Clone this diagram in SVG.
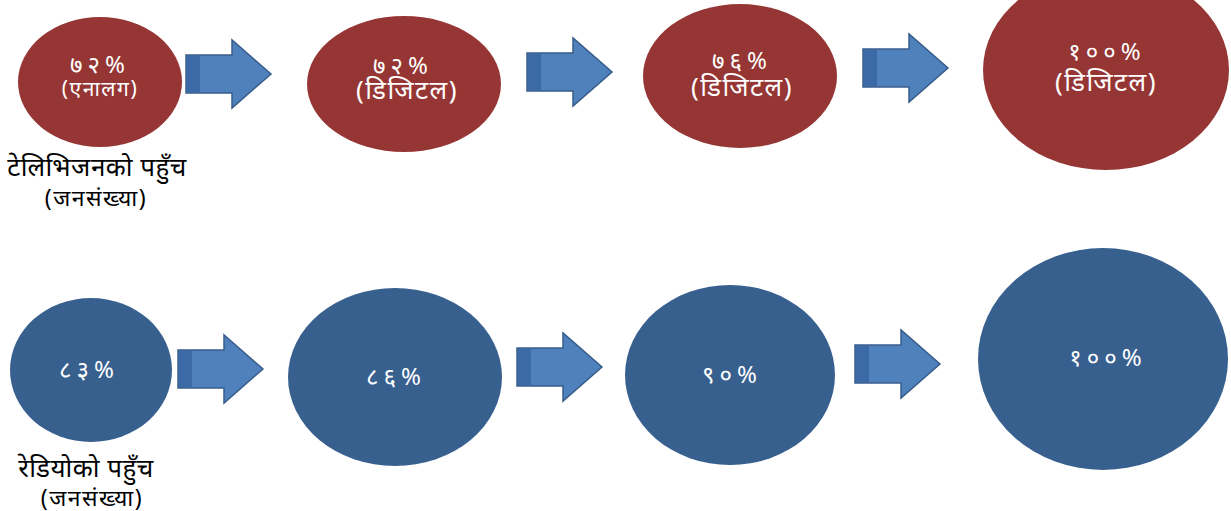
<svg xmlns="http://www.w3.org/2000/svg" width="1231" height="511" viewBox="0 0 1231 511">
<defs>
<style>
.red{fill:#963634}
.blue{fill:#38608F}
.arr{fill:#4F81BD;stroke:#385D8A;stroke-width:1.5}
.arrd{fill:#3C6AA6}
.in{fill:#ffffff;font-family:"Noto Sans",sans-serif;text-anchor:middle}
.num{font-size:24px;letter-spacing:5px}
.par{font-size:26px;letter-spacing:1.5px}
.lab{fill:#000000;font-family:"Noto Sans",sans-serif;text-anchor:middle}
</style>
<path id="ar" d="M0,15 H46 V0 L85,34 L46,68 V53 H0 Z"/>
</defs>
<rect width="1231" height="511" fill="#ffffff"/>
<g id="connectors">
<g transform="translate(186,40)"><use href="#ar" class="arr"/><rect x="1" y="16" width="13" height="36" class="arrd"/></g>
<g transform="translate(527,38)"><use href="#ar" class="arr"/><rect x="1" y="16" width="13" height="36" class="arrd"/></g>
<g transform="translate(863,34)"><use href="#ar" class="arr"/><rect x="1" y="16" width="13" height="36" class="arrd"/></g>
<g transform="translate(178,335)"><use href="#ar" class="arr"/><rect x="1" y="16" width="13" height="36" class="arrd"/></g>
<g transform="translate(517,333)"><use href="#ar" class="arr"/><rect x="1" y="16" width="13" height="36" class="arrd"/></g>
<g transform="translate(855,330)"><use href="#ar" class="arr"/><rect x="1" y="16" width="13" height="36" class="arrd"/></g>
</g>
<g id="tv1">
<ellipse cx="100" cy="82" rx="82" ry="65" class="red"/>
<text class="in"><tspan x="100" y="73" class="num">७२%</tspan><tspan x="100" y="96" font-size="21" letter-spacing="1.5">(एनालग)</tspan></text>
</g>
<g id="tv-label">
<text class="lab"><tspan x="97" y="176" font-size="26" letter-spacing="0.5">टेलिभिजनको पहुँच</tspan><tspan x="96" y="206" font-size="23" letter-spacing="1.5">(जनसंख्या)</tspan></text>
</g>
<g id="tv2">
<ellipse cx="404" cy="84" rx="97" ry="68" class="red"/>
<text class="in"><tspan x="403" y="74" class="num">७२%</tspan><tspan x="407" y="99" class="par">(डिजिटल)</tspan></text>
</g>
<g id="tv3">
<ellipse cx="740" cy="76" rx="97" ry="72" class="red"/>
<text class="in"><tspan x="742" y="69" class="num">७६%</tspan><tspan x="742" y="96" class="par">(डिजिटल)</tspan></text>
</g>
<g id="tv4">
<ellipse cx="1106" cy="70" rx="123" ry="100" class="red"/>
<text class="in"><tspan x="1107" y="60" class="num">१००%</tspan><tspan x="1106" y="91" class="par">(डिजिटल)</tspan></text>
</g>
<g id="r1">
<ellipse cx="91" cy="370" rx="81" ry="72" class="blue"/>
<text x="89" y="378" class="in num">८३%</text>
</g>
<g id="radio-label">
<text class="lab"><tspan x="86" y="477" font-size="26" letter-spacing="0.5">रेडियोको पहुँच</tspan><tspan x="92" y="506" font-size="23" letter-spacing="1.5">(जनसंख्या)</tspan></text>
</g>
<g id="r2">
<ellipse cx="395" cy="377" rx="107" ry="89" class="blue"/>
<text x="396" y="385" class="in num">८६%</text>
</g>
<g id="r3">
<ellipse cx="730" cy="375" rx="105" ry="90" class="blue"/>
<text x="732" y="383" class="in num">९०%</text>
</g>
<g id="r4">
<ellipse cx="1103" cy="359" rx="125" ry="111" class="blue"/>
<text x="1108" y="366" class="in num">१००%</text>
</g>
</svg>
————————
▶ _What is expected_
Copy out the data above exactly, except the pictures.

▶ _Answer to this exercise_
Clone this diagram in SVG.
<svg xmlns="http://www.w3.org/2000/svg" width="1231" height="511" viewBox="0 0 1231 511">
<defs>
<style>
.red{fill:#963634}
.blue{fill:#38608F}
.arr{fill:#4F81BD;stroke:#385D8A;stroke-width:1.5}
.arrd{fill:#3C6AA6}
.in{fill:#ffffff;font-family:"Noto Sans",sans-serif;text-anchor:middle}
.num{font-size:24px;letter-spacing:5px}
.par{font-size:26px;letter-spacing:1.5px}
.lab{fill:#000000;font-family:"Noto Sans",sans-serif;text-anchor:middle}
</style>
<path id="ar" d="M0,15 H46 V0 L85,34 L46,68 V53 H0 Z"/>
</defs>
<rect width="1231" height="511" fill="#ffffff"/>
<g id="connectors">
<g transform="translate(186,40)"><use href="#ar" class="arr"/><rect x="1" y="16" width="13" height="36" class="arrd"/></g>
<g transform="translate(527,38)"><use href="#ar" class="arr"/><rect x="1" y="16" width="13" height="36" class="arrd"/></g>
<g transform="translate(863,34)"><use href="#ar" class="arr"/><rect x="1" y="16" width="13" height="36" class="arrd"/></g>
<g transform="translate(178,335)"><use href="#ar" class="arr"/><rect x="1" y="16" width="13" height="36" class="arrd"/></g>
<g transform="translate(517,333)"><use href="#ar" class="arr"/><rect x="1" y="16" width="13" height="36" class="arrd"/></g>
<g transform="translate(855,330)"><use href="#ar" class="arr"/><rect x="1" y="16" width="13" height="36" class="arrd"/></g>
</g>
<g id="tv1">
<ellipse cx="100" cy="82" rx="82" ry="65" class="red"/>
<text class="in"><tspan x="100" y="73" class="num">७२%</tspan><tspan x="100" y="96" font-size="21" letter-spacing="1.5">(एनालग)</tspan></text>
</g>
<g id="tv-label">
<text class="lab"><tspan x="97" y="176" font-size="26" letter-spacing="0.5">टेलिभिजनको पहुँच</tspan><tspan x="96" y="206" font-size="23" letter-spacing="1.5">(जनसंख्या)</tspan></text>
</g>
<g id="tv2">
<ellipse cx="404" cy="84" rx="97" ry="68" class="red"/>
<text class="in"><tspan x="403" y="74" class="num">७२%</tspan><tspan x="407" y="99" class="par">(डिजिटल)</tspan></text>
</g>
<g id="tv3">
<ellipse cx="740" cy="76" rx="97" ry="72" class="red"/>
<text class="in"><tspan x="742" y="69" class="num">७६%</tspan><tspan x="742" y="96" class="par">(डिजिटल)</tspan></text>
</g>
<g id="tv4">
<ellipse cx="1106" cy="70" rx="123" ry="100" class="red"/>
<text class="in"><tspan x="1107" y="60" class="num">१००%</tspan><tspan x="1106" y="91" class="par">(डिजिटल)</tspan></text>
</g>
<g id="r1">
<ellipse cx="91" cy="370" rx="81" ry="72" class="blue"/>
<text x="89" y="378" class="in num">८३%</text>
</g>
<g id="radio-label">
<text class="lab"><tspan x="86" y="477" font-size="26" letter-spacing="0.5">रेडियोको पहुँच</tspan><tspan x="92" y="506" font-size="23" letter-spacing="1.5">(जनसंख्या)</tspan></text>
</g>
<g id="r2">
<ellipse cx="395" cy="377" rx="107" ry="89" class="blue"/>
<text x="396" y="385" class="in num">८६%</text>
</g>
<g id="r3">
<ellipse cx="730" cy="375" rx="105" ry="90" class="blue"/>
<text x="732" y="383" class="in num">९०%</text>
</g>
<g id="r4">
<ellipse cx="1103" cy="359" rx="125" ry="111" class="blue"/>
<text x="1108" y="366" class="in num">१००%</text>
</g>
</svg>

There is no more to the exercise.